A Dead Qaddafi and the Media: Some Modest Thoughts
If you've been anywhere near a TV, newspaper or magazine this week, odds are you got a glimpse or more than that of Muammar Qaddafi's dead body, face or bloody wounds up close. Personally, I'm happy for the Libyan people and won't lose any sleep because Qaddafi is dead, but I do question the broad dissemination of the images of Qaddafi's bloody face all over network and local news.
First there was the shaky camera phone footage of Qaddafi when he was captured, alive but bloody. Then there was the footage of his body being dragged through the streets after he was dead. Then finally, the shots of his dead body in a meat locker where some Libyans understandably lined up to get a glimpse to prove that indeed Qaddafi was dead.

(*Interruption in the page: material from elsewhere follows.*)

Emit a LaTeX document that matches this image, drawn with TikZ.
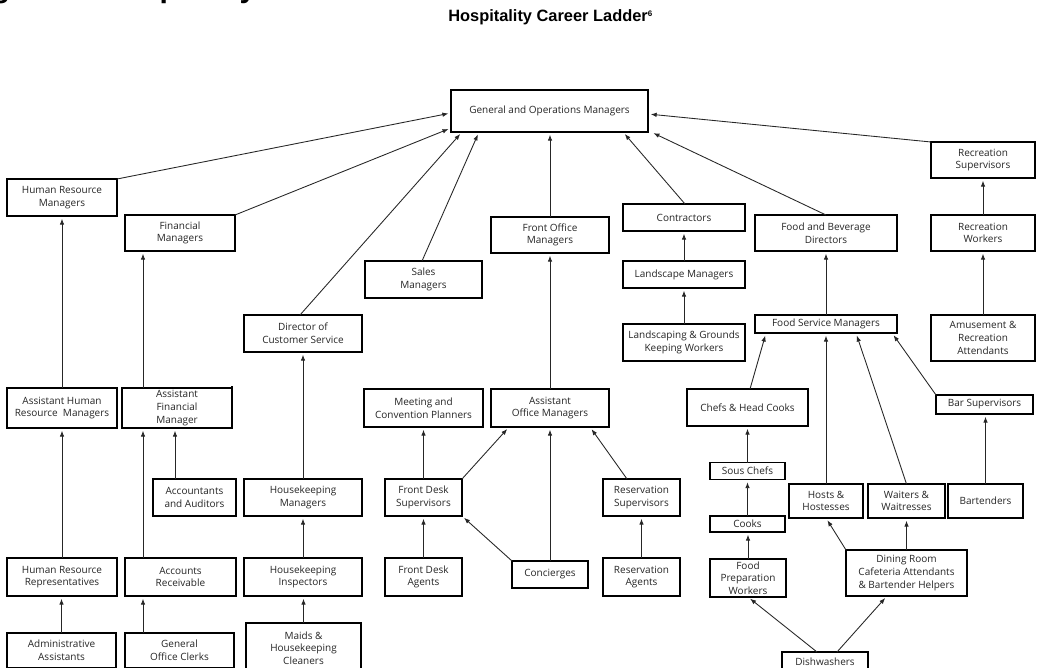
\documentclass[tikz,border=0pt]{standalone}
\usepackage{fontspec}
\setmainfont{Open Sans}
\newfontfamily\headfont{Liberation Sans}
\usetikzlibrary{arrows.meta,calc}
\begin{document}
\begin{tikzpicture}[x=0.75pt,y=-0.75pt,
  bx/.style 2 args={draw=black, line width=0.95pt, inner sep=0pt, outer sep=0pt, align=center,
    minimum width=#1*0.75pt, minimum height=#2*0.75pt, text=black!85,
    font=\fontsize{7.5pt}{9.5pt}\selectfont},
  ar/.style={draw=black!85, line width=0.65pt, -{Latex[length=4.5pt,width=3.4pt]}, shorten >=2pt}]
\useasboundingbox (0,0) rectangle (1037,667);
\clip (0,0) rectangle (1037,667);
\fill[white] (0,0) rectangle (1037,667);

% headings (the first one is cut by the top edge, as in the reference)
\node[font=\headfont\bfseries\fontsize{22.5pt}{24pt}\selectfont, anchor=base west, inner sep=0pt] (head) at (-35,-2.5) {Figure 6: Hospitality};
\node[font=\headfont\bfseries\fontsize{12.3pt}{14pt}\selectfont, anchor=base west, inner sep=0pt] (title) at (448,22) {Hospitality Career Ladder\textsuperscript{\fontsize{6pt}{6pt}\selectfont 6}};

% boxes
\node[bx={197}{42}] (gom) at (549.5,111) {General and Operations Managers};
\node[bx={110}{37}] (hrm) at (62,197.5) {Human Resource\\Managers};
\node[bx={110}{36}] (fm) at (180,233) {Financial\\Managers};
\node[bx={118}{37}] (dcs) at (303,333.5) {Director of\\Customer Service};
\node[bx={117}{37}] (sales) at (423.5,279.5) {Sales\\Managers};
\node[bx={118}{36}] (fom) at (550,235) {Front Office\\Managers};
\node[bx={122}{27}] (contr) at (684,217.5) {Contractors};
\node[bx={122}{27}] (lsm) at (684,274.5) {Landscape Managers};
\node[bx={122}{37}] (lgw) at (684,342.5) {Landscaping \& Grounds\\Keeping Workers};
\node[bx={142}{36}] (fbd) at (826,233) {Food and Beverage\\Directors};
\node[bx={104}{36}] (recs) at (983,160) {Recreation\\Supervisors};
\node[bx={104}{36}] (recw) at (983,233) {Recreation\\Workers};
\node[bx={104}{46}] (amus) at (983,338) {Amusement \&\\Recreation\\Attendants};
\node[bx={142}{18}] (fsm) at (826,324) {Food Service Managers};
\node[bx={97}{19}] (bars) at (984.5,404.5) {Bar Supervisors};
\node[bx={121}{37}] (chefs) at (747.5,407.5) {Chefs \& Head Cooks};
\node[bx={75}{17}] (sous) at (747.5,471) {Sous Chefs};
\node[bx={75}{16}] (cooks) at (747.5,524) {Cooks};
\node[bx={76}{38}] (fpw) at (748,578) {Food\\Preparation\\Workers};
\node[bx={74}{34}] (hosts) at (826,501) {Hosts \&\\Hostesses};
\node[bx={77}{34}] (waiters) at (906.5,501) {Waiters \&\\Waitresses};
\node[bx={75}{34}] (bart) at (985.5,501) {Bartenders};
\node[bx={121}{46}] (dining) at (906.5,573) {Dining Room\\Cafeteria Attendants\\\& Bartender Helpers};
\node[bx={86}{20}] (dish) at (825,662) {Dishwashers};

\node[bx={119}{38}] (mcp) at (423.5,408) {Meeting and\\Convention Planners};
\node[bx={118}{38}] (aom) at (550,408) {Assistant\\Office Managers};
\node[bx={77}{37}] (fds) at (423.5,497.5) {Front Desk\\Supervisors};
\node[bx={77}{37}] (ress) at (641.5,497.5) {Reservation\\Supervisors};
\node[bx={77}{38}] (fda) at (423.5,577) {Front Desk\\Agents};
\node[bx={76}{27}] (conc) at (550,574.5) {Concierges};
\node[bx={77}{38}] (resa) at (641.5,577) {Reservation\\Agents};
\node[bx={118}{37}] (hkm) at (303,497.5) {Housekeeping\\Managers};
\node[bx={118}{38}] (hki) at (303,577) {Housekeeping\\Inspectors};
\node[bx={115}{50}] (maids) at (303.5,648) {Maids \&\\Housekeeping\\Cleaners};
\node[bx={110}{40}] (ashrm) at (62,408) {Assistant Human\\Resource\ \ Managers};
\node[bx={110}{40}] (afm) at (177,408) {Assistant\\Financial\\Manager};
\node[bx={83}{37}] (acc) at (194.5,497.5) {Accountants\\and Auditors};
\node[bx={110}{38}] (hrr) at (62,577) {Human Resource\\Representatives};
\node[bx={111}{38}] (ar) at (180.5,577) {Accounts\\Receivable};
\node[bx={109}{35}] (admin) at (61.5,650.5) {Administrative\\Assistants};
\node[bx={109}{35}] (goc) at (179.5,650.5) {General\\Office Clerks};

\draw[line width=1.7pt] ($(afm.north east)+(0,-2)$) -- (afm.south east);

% connectors into General and Operations Managers
\draw[ar] (hrm.north east) -- ($(gom.west)+(0,2)$);
\draw[ar] (fm.north east) -- ($(gom.south west)+(0,-4)$);
\draw[ar] ($(dcs.north)+(-3,0)$) -- ($(gom.south west)+(11,0)$);
\draw[ar] ($(sales.north)+(-1.5,0)$) -- ($(gom.south west)+(28,0)$);
\draw[ar] (fom.north) -- (fom.north |- gom.south);
\draw[ar] ($(contr.north)+(1,0)$) -- ($(gom.south east)+(-25,0)$);
\draw[ar] (fbd.north) -- ($(gom.south east)+(3,0)$);
\draw[ar] (recs.north west) -- ($(gom.east)+(0,3)$);

% left
\draw[ar] (ashrm.north) -- (hrm.south);
\draw[ar] ($(afm.north west)+(21,0)$) -- ($(fm.south west)+(18,0)$);
\draw[ar] (hrr.north) -- (ashrm.south);
\draw[ar] ($(ar.north west)+(18,0)$) -- ($(afm.south west)+(21,0)$);
\draw[ar] ($(acc.north west)+(22,0)$) -- ($(afm.south west)+(53,0)$);
\draw[ar] (admin.north) -- (admin.north |- hrr.south);
\draw[ar] ($(goc.north west)+(18,0)$) -- ($(ar.south west)+(18,0)$);

% middle
\draw[ar] (hkm.north) -- (dcs.south);
\draw[ar] (hki.north) -- (hkm.south);
\draw[ar] (maids.north) -- (maids.north |- hki.south);
\draw[ar] (fds.north) -- (mcp.south);
\draw[ar] (fda.north) -- (fds.south);
\draw[ar] (fds.north east) -- ($(aom.south west)+(18,0)$);
\draw[ar] (conc.north) -- (aom.south);
\draw[ar] (conc.north west) -- (fds.south east);
\draw[ar] ($(ress.north west)+(24,0)$) -- ($(aom.south east)+(-19,0)$);
\draw[ar] (resa.north) -- (ress.south);
\draw[ar] (aom.north) -- (fom.south);
\draw[ar] (lsm.north) -- (contr.south);
\draw[ar] (lgw.north) -- (lsm.south);

% right
\draw[ar] (fsm.north) -- (fbd.south);
\draw[ar] ($(chefs.north)+(2.5,0)$) -- ($(fsm.south west)+(11,0)$);
\draw[ar] (hosts.north) -- (fsm.south);
\draw[ar] (waiters.north) -- ($(fsm.south)+(30,0)$);
\draw[ar] (bars.north west) -- ($(fsm.south east)+(-5,0)$);
\draw[ar] (sous.north) -- (chefs.south);
\draw[ar] (cooks.north) -- (sous.south);
\draw[ar] (fpw.north) -- (fpw.north |- cooks.south);
\draw[ar] ($(dish.north)+(-8,0)$) -- (fpw.south);
\draw[ar] ($(dish.north)+(12,0)$) -- ($(dining.south west)+(41,0)$);
\draw[ar] (dining.north west) -- (hosts.south);
\draw[ar] (dining.north) -- (waiters.south);
\draw[ar] (bart.north) -- (bart.north |- bars.south);
\draw[ar] (amus.north) -- (recw.south);
\draw[ar] (recw.north) -- (recs.south);
\end{tikzpicture}
\end{document}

I'm surprised there wasn't more debate in American media circles about whether or not so much gruesome footage of Qaddafi should have been used. During the first couple of days of coverage, there were warnings from news anchors before showing the footage, but by the end of the week, the shots just showed up out of nowhere.
Is it okay because he was universally considered a bad guy and deserving of whatever punishment the Libyans decided he should have? Is it because once the footage was out there on the internet the networks and local stations didn't want to feel left behind?
Call me old fashioned and maybe the least bit squeamish, but I wish more restraint had been shown, because the almost casual broadcasting of the images has only added to our already high desensitization to that kind of violence.